I’m still under the table when I hear the Pathologist’s voice on the speakers, telling me I’m wanted in Dr. Bek’s office. By now I know he might not even be a real pathologist, that he is only a voice, a stupid human voice, and in the Dining Hall I have a premonition that this is the last time the Hospital will give me an order that I follow.

 

*

 

In Dr. Bek’s office, there is something different about the Troll Wall poster: it has a little tear, right above gray cliffs, like someone has been jabbing the fog with a pencil. During our meeting, his computer keeps chirping and I keep thinking of birds.

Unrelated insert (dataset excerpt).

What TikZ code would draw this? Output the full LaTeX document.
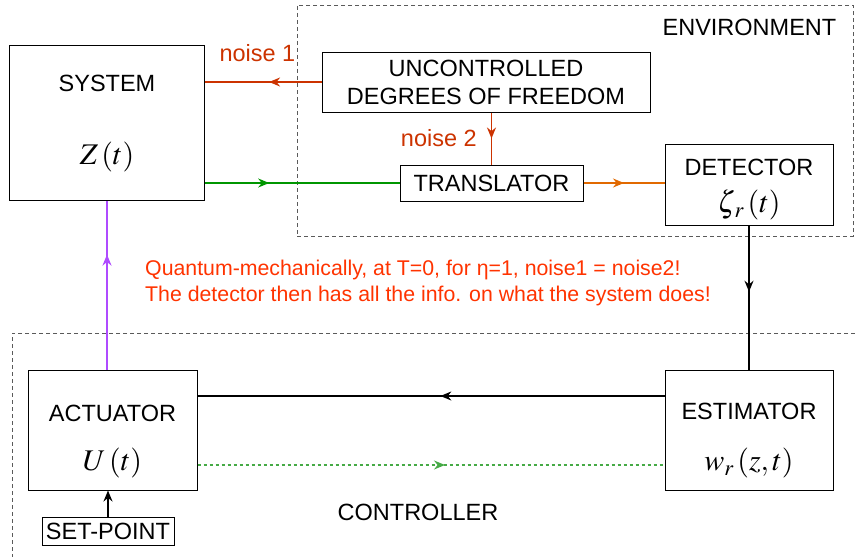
\documentclass[tikz,border=0pt]{standalone}
\usepackage{mathptmx}
\usepackage{fontspec}
\setmainfont{Liberation Sans}
\usetikzlibrary{positioning,calc,arrows.meta,decorations.markings}
\definecolor{noiseColor}{RGB}{204,51,0}
\definecolor{noteColor}{RGB}{255,51,0}
\definecolor{signalOrange}{RGB}{225,105,0}
\definecolor{signalGreen}{RGB}{0,150,0}
\definecolor{ctrlGreen}{RGB}{70,170,70}
\definecolor{actViolet}{RGB}{175,75,255}
\definecolor{frameGray}{RGB}{90,90,90}
\tikzset{
    block/.style={
        draw,
        line width=1pt,
        align=center,
        inner sep=2pt,
        font=\fontsize{23.5}{28}\selectfont
    },
    lbl/.style={
        inner sep=0pt,
        font=\fontsize{23.5}{28}\selectfont
    },
    mathlbl/.style={
        inner sep=0pt,
        font=\fontsize{30}{36}\selectfont
    },
    region/.style={
        draw=frameGray,
        dash pattern=on 4pt off 3pt,
        line width=0.9pt
    },
    sig/.style={
        line width=1.5pt,
        postaction={decorate},
        decoration={markings, mark=at position #1 with {\arrow{Stealth[length=11pt,width=9pt]}}}
    }
}

\begin{document}
\begin{tikzpicture}[x=1pt,y=-1pt]
    \useasboundingbox (0,0) rectangle (855,557);

    % environment and controller frames
    \node[region, minimum width=556pt, minimum height=231pt] (env) at (575,120.5) {};
    \node[lbl, below left=14pt and 17pt of env.north east] (envlbl) {ENVIRONMENT};
    \draw[region] (855,333) -| (12,557);
    \node[lbl] (ctrllbl) at (418,512) {CONTROLLER};

    % blocks
    \node[block, minimum width=195pt, minimum height=155pt] (system) at (107,122.5) {};
    \node[lbl, below=30pt of system.north] (systitle) {SYSTEM};
    \node[mathlbl, above=28pt of system.south] (sysmath) {$Z\left(t\right)$};

    \node[block, minimum width=328pt, minimum height=60pt] (unc) at (486,82) {UNCONTROLLED\\DEGREES OF FREEDOM};
    \node[block, minimum width=183pt, minimum height=36pt] (trans) at (491.5,183) {TRANSLATOR};

    \node[block, minimum width=168pt, minimum height=81pt] (det) at (749,184.5) {};
    \node[lbl, below=15pt of det.north] (dettitle) {DETECTOR};
    \node[mathlbl, above=5pt of det.south] (detmath) {$\zeta_{\,r}\left(t\right)$};

    \node[block, minimum width=169pt, minimum height=120pt] (act) at (112.5,430) {};
    \node[lbl, below=35pt of act.north] (acttitle) {ACTUATOR};
    \node[mathlbl, above=12pt of act.south] (actmath) {$U\left(t\right)$};

    \node[block, minimum width=168pt, minimum height=120pt] (est) at (749,430) {};
    \node[lbl, below=33pt of est.north] (esttitle) {ESTIMATOR};
    \node[mathlbl, above=12pt of est.south] (estmath) {$w_r\left(z,t\right)$};

    \node[block, minimum width=132pt, minimum height=28pt, inner sep=1pt] (setp) at (108,531) {SET-POINT};

    % noise paths
    \draw[sig=0.45, noiseColor] (unc.west) -- (unc.west -| system.east)
        node[lbl, pos=0.55, above=20pt, text=noiseColor] (n1lbl) {noise 1};
    \draw[sig=0.5, noiseColor] (trans.north |- unc.south) -- (trans.north)
        node[lbl, midway, left=14pt, text=noiseColor] (n2lbl) {noise 2};

    % measurement chain
    \draw[sig=0.33, signalGreen] (system.east |- trans.west) -- (trans.west);
    \draw[sig=0.5, signalOrange] (trans.east) -- (trans.east -| det.west);
    \draw[sig=0.46] (det.south) -- (est.north);

    % feedback loop
    \coordinate (fb) at ([yshift=-26.5pt]est.north west);
    \draw[sig=0.48] (fb) -- (fb -| act.east);
    \coordinate (ff) at ([yshift=25.5pt]act.south east);
    \draw[sig=0.53, ctrlGreen, dash pattern=on 3pt off 3pt] (ff) -- (ff -| est.west);
    \draw[sig=0.68, actViolet, line width=1.8pt] (system.south |- act.north) -- (system.south);
    \draw[line width=1.5pt, -{Stealth[length=11pt,width=9pt]}] (setp.north) -- (setp.north |- act.south);

    % remark
    \node[lbl, anchor=west, align=left, text=noteColor, font=\fontsize{21.3}{26}\selectfont] (remark) at (145,283)
        {Quantum-mechanically, at T=0, for η=1, noise1 = noise2!\\The detector then has all the info. on what the system does!};
\end{tikzpicture}
\end{document}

I tell him what I want and that my terms are not negotiable.

 

*

 

In the library, as I wait for news of Louis, I start a letter to my mother. I want to tell her about my life. I do not go in order. Instead I begin with the bus ride to the Hospital, the desolate view from the windows and the blond man sitting next to me. In Ohio, we passed a miniature golf course, dinosaur-themed. An orange plaster T. rex loomed over the abandoned green. “He used to be at the top of the food chain,” Louis said. Those were the first words he spoke to me.

 

“What’s that?” Rick asks from the library doorway. He’s been in the Hospital for weeks, but still looks like he’s just wandered out of the woods.

 

“A story,” I tell him.

 

I think he’s going to leave, but instead he comes into the library. He stands in a corner for a moment and I remember Curtis’s stories and start to get nervous, start to anticipate a foul smell. He takes an encyclopedia from a shelf and pages through it.

 

“There are a lot of stories around here,” he says.

 

I’m sitting on the floor, working with sheets of construction paper and a black crayon. The dark wax keeps smudging and the letter looks more like a ransom note or a deranged love letter than the story I want to tell. I don’t have the right materials. I’m learning that in some ways life is all about having the right materials at the right time.

 

Three pages in, I stop and rip up the sheets.

 

“Tell me more about what it’s like out there,” I say to Rick. I tell him that I want to know what he saw, if he was afraid.

 

Rick sits next to me on the olive-colored rug and tells a story about where he grew up, which was not Oregon, but a town in Ohio, in the Mahoning Valley. For many years, his family worked in the steel mills on the river. As a child, he only knew the sky to be an ocean of gray smog. By the time he was a teenager, the mills had all closed and he learned that sky came in all kinds of colors. Without the mills, there was no money. The town’s population started shrinking. Rick went out to Oregon, leaving behind thousands of empty buildings and abandoned mills lining the river like rusting ghosts.

 

“This town became sick,” he tells me, turning over his palms. Brown scabs have stitched together the cuts on his hands. “Now that disease has spread and spread, so instead of only some places looking sick, many places look sick. That’s what it’s like.”

 

“Tell me more about the Laws of the Road,” I say next.